Enlargement is also one of the most debated topics on the European agenda. It is both foreign and internal policy for the EU and considered to be one of the most powerful policy tools the union has. The EU attempts to use this tool to extend the zone of peace and stability, liberty and democracy, prosperity and solidarity across Europe. While working for enlargement, the EU also stresses that the strict accession criteria for candidate countries have to be respected.
Joining the EU begins with a country applying for membership. Once current member states, together with the Commission and Parliament, accept an applicant as a potential member state in principle, it becomes a ‘candidate country’. The candidate country then enters into detailed negotiations on its terms of membership. As a basis for launching the technical negotiation process, the Commission establishes a “screening report” for each chapter and each country. Candidate country in its turn submits a negotiating position. The Commission submits to the Council a Draft Common Position (DCP). The Council adopts a common position allowing opening of the chapters.
In essence, to become a member of the EU, a candidate country must meet the ‘Copenhagen criteria’ which means it has to adopt the entire body of existing EU legislation (known as the acquis communautaire) into its own legal system and show evidence of being a stable and well-functioning democracy and economy. Once negotiations are completed, an accession treaty has to be ratified in each current member state and in the candidate country itself.
The Commission’s DG Enlargement is responsible for relations with the candidate countries.

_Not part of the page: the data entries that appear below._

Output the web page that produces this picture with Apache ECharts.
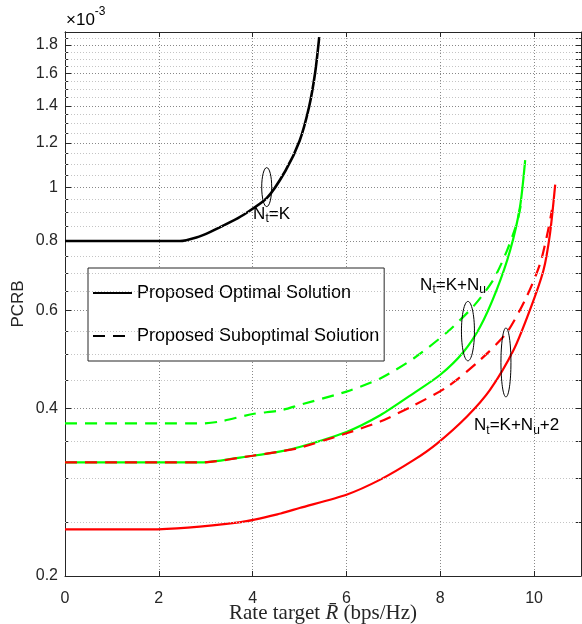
<!DOCTYPE html>
<html>
<head>
<meta charset="utf-8">
<script src="https://cdn.jsdelivr.net/npm/echarts@6/dist/echarts.min.js"></script>
<style>
  html, body { margin: 0; padding: 0; background: #fff; }
  #chart { width: 582px; height: 624px; }
</style>
</head>
<body>
<div id="chart"></div>
<script>
// PCRB (x1e-3) against rate target (bps/Hz)
const optK = [[0, 0.80], [1, 0.80], [2, 0.80], [2.45, 0.80], [2.8, 0.812], [3.1, 0.831], [3.5, 0.863],
  [3.8, 0.891], [4.3, 0.955], [4.7, 1.07], [5.0, 1.21], [5.2, 1.39], [5.33, 1.60], [5.42, 1.86]]
const optKNu = [[0, 0.320], [1, 0.320], [2, 0.320], [2.9, 0.320], [4.0, 0.329], [4.6, 0.335], [5.0, 0.341],
  [6.0, 0.363], [6.72, 0.389], [7.43, 0.426], [8.0, 0.460], [8.49, 0.505], [8.85, 0.561], [9.2, 0.653],
  [9.49, 0.77], [9.7, 0.922], [9.81, 1.118]]
const subKNu = [[0, 0.376], [1, 0.376], [2, 0.376], [2.9, 0.376], [3.3, 0.379], [4.0, 0.391], [4.6, 0.397],
  [5.0, 0.406], [6.0, 0.429], [6.72, 0.453], [7.43, 0.492], [8.14, 0.548], [8.71, 0.611], [9.13, 0.681],
  [9.42, 0.768], [9.63, 0.86], [9.72, 0.93]]
const optKNu2 = [[0, 0.2426], [1, 0.2426], [1.8, 0.2426], [3.75, 0.250], [4.6, 0.259], [5.0, 0.265],
  [6.0, 0.280], [6.72, 0.298], [7.43, 0.323], [7.93, 0.346], [8.57, 0.387], [9.06, 0.432], [9.56, 0.509],
  [9.91, 0.601], [10.2, 0.709], [10.34, 0.826], [10.45, 1.01]]
const subKNu2 = [[0, 0.320], [1, 0.320], [2, 0.320], [2.9, 0.320], [4.0, 0.329], [4.6, 0.335], [5.0, 0.340],
  [6.0, 0.361], [6.72, 0.379], [7.43, 0.405], [8.14, 0.437], [8.85, 0.489], [9.42, 0.548], [9.84, 0.635],
  [10.13, 0.729], [10.3, 0.837], [10.38, 0.91]]

const xTicks = [0, 2, 4, 6, 8, 10]
const yMajor = [0.2, 0.4, 0.6, 0.8, 1, 1.2, 1.4, 1.6, 1.8]
const yMinor = [0.25, 0.3, 0.35, 0.45, 0.5, 0.55, 0.65, 0.7, 0.75, 0.85, 0.9, 0.95, 1.05, 1.1, 1.15,
  1.25, 1.3, 1.35, 1.45, 1.5, 1.55, 1.65, 1.7, 1.75, 1.85]
const legendNames = ['Proposed Optimal Solution', 'Proposed Suboptimal Solution']

const FONT = 'Liberation Sans, Arial, sans-serif'
const TXT = '#262626'
const chart = echarts.init(document.getElementById('chart'))

const curve = (name, data, color, dashed, width) => ({
  name: name,
  type: 'line',
  data: data,
  symbol: 'none',
  smooth: 0.25,
  silent: true,
  z: 3,
  lineStyle: {color: color, width: width, type: dashed ? [12, 8] : 'solid'},
  itemStyle: {color: color}
})

const yAxisBase = {
  type: 'log',
  logBase: 10,
  min: 0.2,
  max: 1.9,
  splitLine: {show: false}
}
// label-less axes still get their labels "on" so the custom ticks are laid out
const blankLabels = vals => ({show: true, customValues: vals, formatter: () => '', color: 'rgba(0,0,0,0)'})

const option = {
  animation: false,
  grid: {left: 65, right: 1, top: 32, bottom: 48, outerBoundsMode: 'none'},
  legend: {
    data: legendNames.map(n => ({name: n})),
    orient: 'vertical',
    left: 88,
    top: 268,
    backgroundColor: '#fff',
    borderColor: TXT,
    borderWidth: 1,
    borderRadius: 0,
    padding: [16, 5, 16, 4],
    itemGap: 25,
    itemWidth: 39,
    itemHeight: 14,
    selectedMode: false,
    itemStyle: {color: 'rgba(0,0,0,0)', borderWidth: 0},
    textStyle: {fontSize: 18, color: '#000', fontFamily: FONT}
  },
  xAxis: [
    {
      type: 'value', min: 0, max: 11, position: 'bottom',
      name: 'Rate target {i|R\u0304} (bps/Hz)',
      nameLocation: 'middle', nameGap: 27, nameMoveOverlap: false,
      nameTextStyle: {fontFamily: 'Liberation Serif', fontSize: 21, color: TXT,
        rich: {i: {fontFamily: 'Liberation Serif', fontStyle: 'italic', fontSize: 21, color: TXT}}},
      axisLine: {lineStyle: {color: TXT, width: 1}},
      axisTick: {inside: true, length: 5, customValues: xTicks, lineStyle: {color: TXT}},
      axisLabel: {customValues: xTicks, fontSize: 16, color: TXT, fontFamily: FONT, margin: 15},
      splitLine: {show: true, lineStyle: {color: 'rgba(38,38,38,0.55)', type: [1, 2], width: 1}}
    },
    {
      type: 'value', min: 0, max: 11, position: 'top',
      axisLine: {onZero: false, lineStyle: {color: TXT, width: 1}},
      axisTick: {inside: true, length: 5, customValues: xTicks, lineStyle: {color: TXT}},
      axisLabel: blankLabels(xTicks),
      splitLine: {show: false}
    }
  ],
  yAxis: [
    Object.assign({}, yAxisBase, {
      position: 'left',
      name: 'PCRB', nameLocation: 'middle', nameGap: 38, nameRotate: 90, nameMoveOverlap: false,
      nameTextStyle: {fontSize: 17, color: TXT, fontFamily: FONT},
      axisLine: {show: true, lineStyle: {color: TXT, width: 1}},
      axisTick: {inside: true, length: 6, customValues: yMajor, lineStyle: {color: TXT}},
      axisLabel: {show: true, customValues: yMajor, fontSize: 16, color: TXT, fontFamily: FONT, margin: 7,
        formatter: v => String(Math.round(v * 10) / 10)},
      splitLine: {show: true, lineStyle: {color: 'rgba(38,38,38,0.55)', type: [1, 2], width: 1}}
    }),
    Object.assign({}, yAxisBase, {
      position: 'left',
      axisLine: {show: true, lineStyle: {color: TXT, width: 1}},
      axisTick: {inside: true, length: 3.5, customValues: yMinor, lineStyle: {color: TXT}},
      axisLabel: blankLabels(yMinor)
    }),
    Object.assign({}, yAxisBase, {
      position: 'right',
      axisLine: {show: true, lineStyle: {color: TXT, width: 1}},
      axisTick: {inside: true, length: 5, customValues: yMajor.concat(yMinor), lineStyle: {color: TXT}},
      axisLabel: blankLabels(yMajor.concat(yMinor))
    })
  ],
  series: [
    // minor grid lines
    {
      type: 'line', data: [], silent: true, z: 1, symbol: 'none',
      markLine: {
        silent: true, symbol: 'none', label: {show: false}, animation: false,
        lineStyle: {color: '#c4c4c4', type: [1, 2], width: 1},
        data: yMinor.map(v => ({yAxis: v}))
      }
    },
    curve('Nt=K', optK, '#000000', false, 2.6),
    curve('Nt=K+Nu', optKNu, '#00ff00', false, 2.2),
    curve('Nt=K+Nu sub', subKNu, '#00ff00', true, 2.2),
    curve('Nt=K+Nu+2', optKNu2, '#ff0000', false, 2.2),
    curve('Nt=K+Nu+2 sub', subKNu2, '#ff0000', true, 2.2),
    // legend only
    curve(legendNames[0], [], '#000000', false, 2.4),
    curve(legendNames[1], [], '#000000', true, 2.4)
  ]
}
chart.setOption(option)

// ellipses and labels marking the curve groups (data coords)
const marks = [
  {at: [4.3, 1.0], rx: 5, ry: 19.5, label: '{n|N}{s|t}{n|=K}', labelAt: [4.01, 0.894]},
  {at: [8.59, 0.551], rx: 6.5, ry: 29.7, label: '{n|N}{s|t}{n|=K+N}{s|u}', labelAt: [7.57, 0.667]},
  {at: [9.4, 0.484], rx: 5, ry: 34.5, label: '{n|N}{s|t}{n|=K+N}{s|u}{n|+2}', labelAt: [8.72, 0.373]}
]
const rich = {
  n: {fontSize: 17, fontFamily: FONT, color: '#000'},
  s: {fontSize: 12, fontFamily: FONT, color: '#000', padding: [10, 0, 0, 0]}
}
const toPx = p => chart.convertToPixel({xAxisIndex: 0, yAxisIndex: 0}, p)
const graphic = []
marks.forEach(m => {
  const c = toPx(m.at)
  graphic.push({
    type: 'ellipse', silent: true, z: 10,
    shape: {cx: c[0], cy: c[1], rx: m.rx, ry: m.ry},
    style: {fill: 'none', stroke: '#000', lineWidth: 1}
  })
  const t = toPx(m.labelAt)
  graphic.push({
    type: 'text', silent: true, z: 10, x: t[0], y: t[1],
    style: {text: m.label, rich: rich, verticalAlign: 'middle', align: 'left'}
  })
})
graphic.push({
  type: 'text', silent: true, x: 66, y: 3,
  style: {text: '{a|\u00d710}{b|-3}', rich: {
    a: {fontSize: 17, fontFamily: FONT, color: TXT, padding: [9, 0, 0, 0]},
    b: {fontSize: 12, fontFamily: FONT, color: TXT, padding: [0, 0, 8, 0]}
  }}
})
chart.setOption({graphic: graphic})
</script>
</body>
</html>
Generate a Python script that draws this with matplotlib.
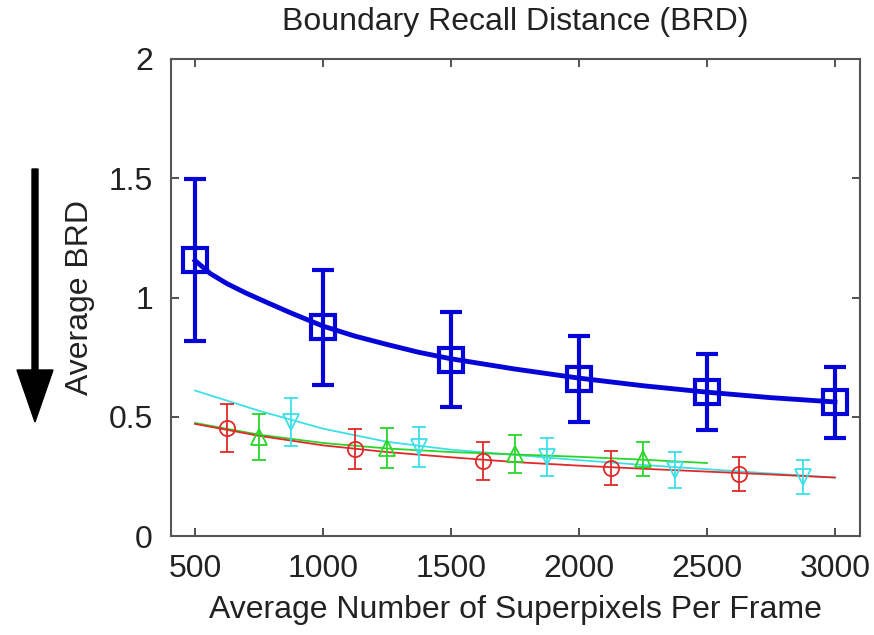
import matplotlib
matplotlib.use('Agg')
import matplotlib.pyplot as plt
from matplotlib.patches import FancyArrow
from matplotlib.transforms import IdentityTransform

plt.rcParams['font.family'] = ['Liberation Sans', 'DejaVu Sans']

# ─── data ───────────────────────────────────────────────────────────────
curve_x = [500, 750, 1000, 1250, 1500, 1750, 2000, 2250, 2500, 2750, 3000]

blue_x   = [500, 1000, 1500, 2000, 2500, 3000]
blue_y   = [1.157, 0.875, 0.740, 0.660, 0.603, 0.560]
blue_err = [0.34, 0.24, 0.20, 0.18, 0.16, 0.15]
blue_cx   = [500, 560, 625, 700, 775, 875, 1000, 1125, 1250, 1375, 1500,
             1750, 2000, 2250, 2500, 2750, 3000]
blue_line = [1.155, 1.10, 1.058, 1.018, 0.982, 0.935, 0.880, 0.838, 0.803, 0.770, 0.743,
             0.700, 0.662, 0.630, 0.603, 0.580, 0.562]

red_x   = [625, 1125, 1625, 2125, 2625]
red_y   = [0.453, 0.365, 0.315, 0.285, 0.260]
red_err = [0.100, 0.085, 0.080, 0.072, 0.070]
red_line = [0.470, 0.420, 0.380, 0.352, 0.330, 0.310, 0.295, 0.282, 0.270, 0.258, 0.245]

green_x   = [750, 1250, 1750, 2250]
green_y   = [0.415, 0.369, 0.344, 0.323]
green_err = [0.095, 0.085, 0.078, 0.070]
green_cx   = [500, 750, 1000, 1250, 1500, 1750, 2000, 2250, 2500]
green_line = [0.474, 0.425, 0.390, 0.367, 0.352, 0.342, 0.332, 0.320, 0.306]

cyan_x   = [875, 1375, 1875, 2375, 2875]
cyan_y   = [0.478, 0.373, 0.331, 0.277, 0.247]
cyan_err = [0.100, 0.085, 0.078, 0.075, 0.072]
cyan_line = [0.610, 0.525, 0.450, 0.395, 0.362, 0.340, 0.318, 0.298, 0.280, 0.262, 0.245]

xticks = [500, 1000, 1500, 2000, 2500, 3000]
yticks = [0, 0.5, 1, 1.5, 2]
yticklabels = ['0', '0.5', '1', '1.5', '2']

C_BLUE, C_RED, C_GREEN, C_CYAN = '#0505d8', '#e02a2a', '#2ad62a', '#3ce0e6'
FS = 23

fig = plt.figure(figsize=(8.74, 6.35), dpi=100)
ax = fig.add_axes([171/874, 1-536/635, (860-171)/874, (536-59)/635])

# thin series
for cx, cl, px, py, pe, col, mk in [
        (curve_x,  cyan_line,  cyan_x,  cyan_y,  cyan_err,  C_CYAN,  'v'),
        (green_cx, green_line, green_x, green_y, green_err, C_GREEN, '^'),
        (curve_x,  red_line,   red_x,   red_y,   red_err,   C_RED,   'o')]:
    ax.plot(cx, cl, color=col, lw=1.3, zorder=2)
    ax.errorbar(px, py, yerr=pe, fmt=mk, color=col, mfc='none', mec=col,
                ms=11, mew=1.3, elinewidth=1.3, capsize=5, capthick=1.3, zorder=3)

# thick blue series
ax.plot(blue_cx, blue_line, color=C_BLUE, lw=3.5, zorder=4)
ax.errorbar(blue_x, blue_y, yerr=blue_err, fmt='s', color=C_BLUE, mfc='none',
            mec=C_BLUE, ms=17, mew=3, elinewidth=3, capsize=8, capthick=3, zorder=5)

ax.set_xlim(406, 3098)
ax.set_ylim(0, 2)
ax.set_xticks(xticks)
ax.set_yticks(yticks)
ax.set_yticklabels(yticklabels)
ax.tick_params(direction='in', top=True, right=True, length=6, width=1.2,
               labelsize=FS, colors='#333333', labelcolor='#222222')
ax.tick_params(axis='x', pad=13)
ax.tick_params(axis='y', pad=13)
for s in ax.spines.values():
    s.set_color('#555555')
    s.set_linewidth(1.5)

ax.set_title('Boundary Recall Distance (BRD)', fontsize=FS, color='#222222', pad=21)
ax.set_xlabel('Average Number of Superpixels Per Frame', fontsize=FS,
              color='#222222', labelpad=8)
ax.set_ylabel('Average BRD', fontsize=FS, color='#222222', labelpad=10)

# black arrow at the far left
fig.patches.append(FancyArrow(35, 635-169, 0, -(422-169), width=6, head_width=36,
                              head_length=52, length_includes_head=True,
                              color='black', transform=IdentityTransform()))

fig.savefig('out.png', dpi=100, facecolor='white')
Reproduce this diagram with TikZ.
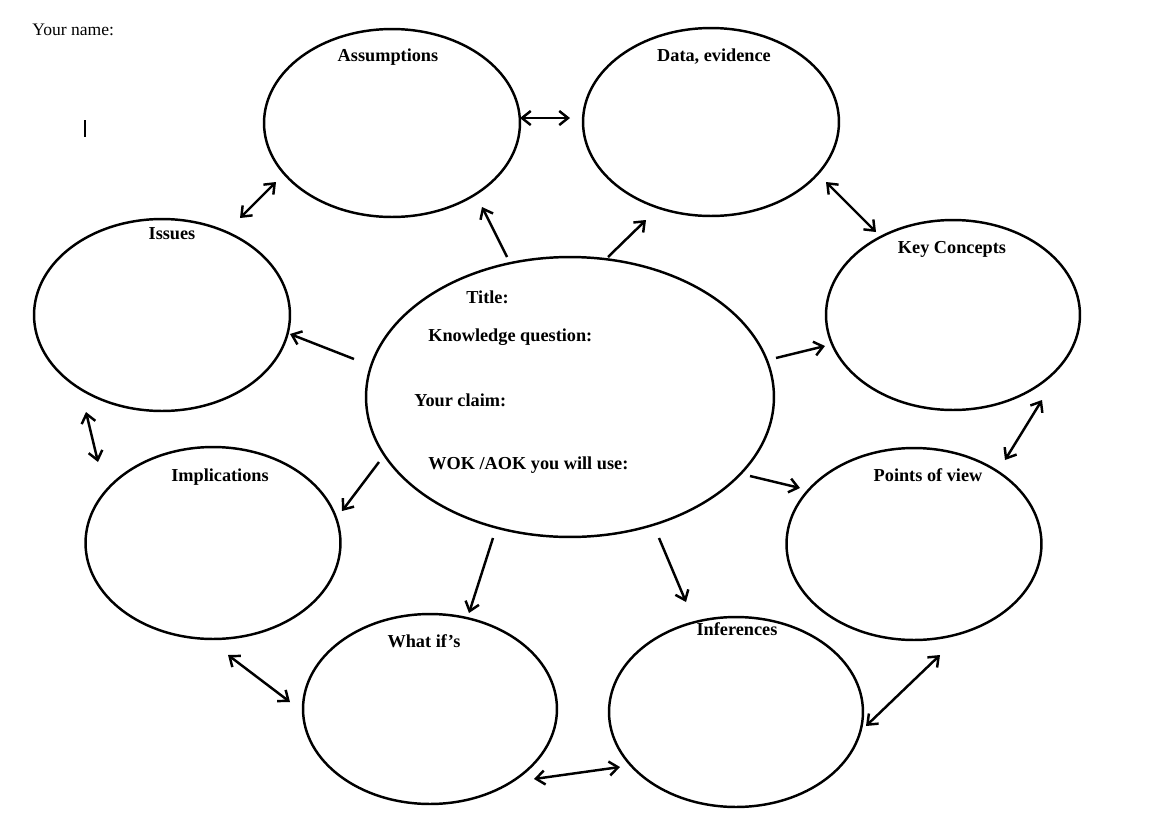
\documentclass[tikz,border=0pt]{standalone}
\usepackage{fontspec}
\setmainfont{Liberation Serif}
\usetikzlibrary{shapes.geometric,arrows.meta}
\begin{document}
\begin{tikzpicture}[x=0.02cm,y=-0.02cm,
  bub/.style={draw,ellipse,line width=1.4pt,inner sep=0pt},
  lbl/.style={font=\bfseries\fontsize{10.4}{12}\selectfont,inner sep=0pt,anchor=base},
  dbl/.style={line width=1.4pt,{Straight Barb[length=5pt,width=8pt,line width=1.4pt]}-{Straight Barb[length=5pt,width=8pt,line width=1.4pt]}},
  one/.style={line width=1.4pt,-{Straight Barb[length=5pt,width=8pt,line width=1.4pt]}}]
\useasboundingbox (0,0) rectangle (1154,822);
\fill[white] (0,0) rectangle (1154,822);
% ellipses
\node[bub,minimum width=5.12cm,minimum height=3.76cm] (assump) at (392,123) {};
\node[bub,minimum width=5.12cm,minimum height=3.76cm] (data) at (711,122) {};
\node[bub,minimum width=5.12cm,minimum height=3.84cm] (issues) at (162,315) {};
\node[bub,minimum width=5.08cm,minimum height=3.8cm] (key) at (953,315) {};
\node[bub,minimum width=8.16cm,minimum height=5.6cm] (central) at (570,397) {};
\node[bub,minimum width=5.1cm,minimum height=3.84cm] (impl) at (213,543) {};
\node[bub,minimum width=5.1cm,minimum height=3.84cm] (pov) at (914,544) {};
\node[bub,minimum width=5.08cm,minimum height=3.8cm] (whatif) at (430,709) {};
\node[bub,minimum width=5.08cm,minimum height=3.8cm] (infer) at (736,712) {};
% labels
\node[font=\fontsize{10}{12}\selectfont,inner sep=0pt,anchor=base west] (name) at (32,35) {Your name:};
\node[lbl] (tA) at (388,61) {Assumptions};
\node[lbl] (tD) at (714,61) {Data, evidence};
\node[lbl] (tI) at (172,239) {Issues};
\node[lbl] (tK) at (952,253) {Key Concepts};
\node[lbl,anchor=base west] (tT) at (466,303) {Title:};
\node[lbl,anchor=base west] (tQ) at (428,341) {Knowledge question:};
\node[lbl,anchor=base west] (tC) at (414,406) {Your claim:};
\node[lbl,anchor=base west] (tW) at (428,469) {WOK /AOK you will use:};
\node[lbl] (tM) at (220,481) {Implications};
\node[lbl] (tP) at (928,481) {Points of view};
\node[lbl] (tF) at (424,647) {What if’s};
\node[lbl] (tN) at (737,635) {Inferences};
% cursor
\coordinate (c1) at (85,120); \coordinate (c2) at (85,137);
\draw[line width=1.1pt] (c1) -- (c2);
% double arrows
\coordinate (a1) at (520,118); \coordinate (a2) at (570,118);
\draw[dbl] (a1) -- (a2);
\coordinate (b1) at (276,182); \coordinate (b2) at (240,218);
\draw[dbl] (b1) -- (b2);
\coordinate (d1) at (826,182); \coordinate (d2) at (876,232);
\draw[dbl] (d1) -- (d2);
\coordinate (e1) at (1042,400); \coordinate (e2) at (1005,460);
\draw[dbl] (e1) -- (e2);
\coordinate (f1) at (86,412); \coordinate (f2) at (98,462);
\draw[dbl] (f1) -- (f2);
\coordinate (g1) at (228,655); \coordinate (g2) at (290,702);
\draw[dbl] (g1) -- (g2);
\coordinate (h1) at (534,779); \coordinate (h2) at (620,767);
\draw[dbl] (h1) -- (h2);
\coordinate (i1) at (866,726); \coordinate (i2) at (940,655);
\draw[dbl] (i1) -- (i2);
% single arrows from central
\coordinate (s1) at (507,257); \coordinate (t1) at (482,207);
\draw[one] (s1) -- (t1);
\coordinate (s2) at (608,257); \coordinate (t2) at (646,220);
\draw[one] (s2) -- (t2);
\coordinate (s3) at (354,359); \coordinate (t3) at (290,334);
\draw[one] (s3) -- (t3);
\coordinate (s4) at (776,358); \coordinate (t4) at (825,346);
\draw[one] (s4) -- (t4);
\coordinate (s5) at (379,462); \coordinate (t5) at (342,511);
\draw[one] (s5) -- (t5);
\coordinate (s6) at (750,476); \coordinate (t6) at (800,488);
\draw[one] (s6) -- (t6);
\coordinate (s7) at (493,538); \coordinate (t7) at (469,613);
\draw[one] (s7) -- (t7);
\coordinate (s8) at (659,538); \coordinate (t8) at (686,602);
\draw[one] (s8) -- (t8);
\end{tikzpicture}
\end{document}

Croatia and Turkey are candidate countries. They started accession negotiations on 3 October 2005. In December 2005, the European Council granted the Former Yugoslav Republic of Macedonia the status of a candidate country; accession negotiations have not started.
All the other Western Balkan countries are potential candidate countries: Albania, Bosnia and Herzegovina, Montenegro, and Serbia including Kosovo under UN Security Council Resolution 1244. The EU has repeatedly reaffirmed at the highest level its commitment for eventual EU membership of the Western Balkan countries, provided they fulfill the accession criteria, but there is no timetable for new memberships.
A new Instrument for Pre-Accession (IPA) aims to provide targeted pre-accession assistance both to candidate countries and to potential candidates.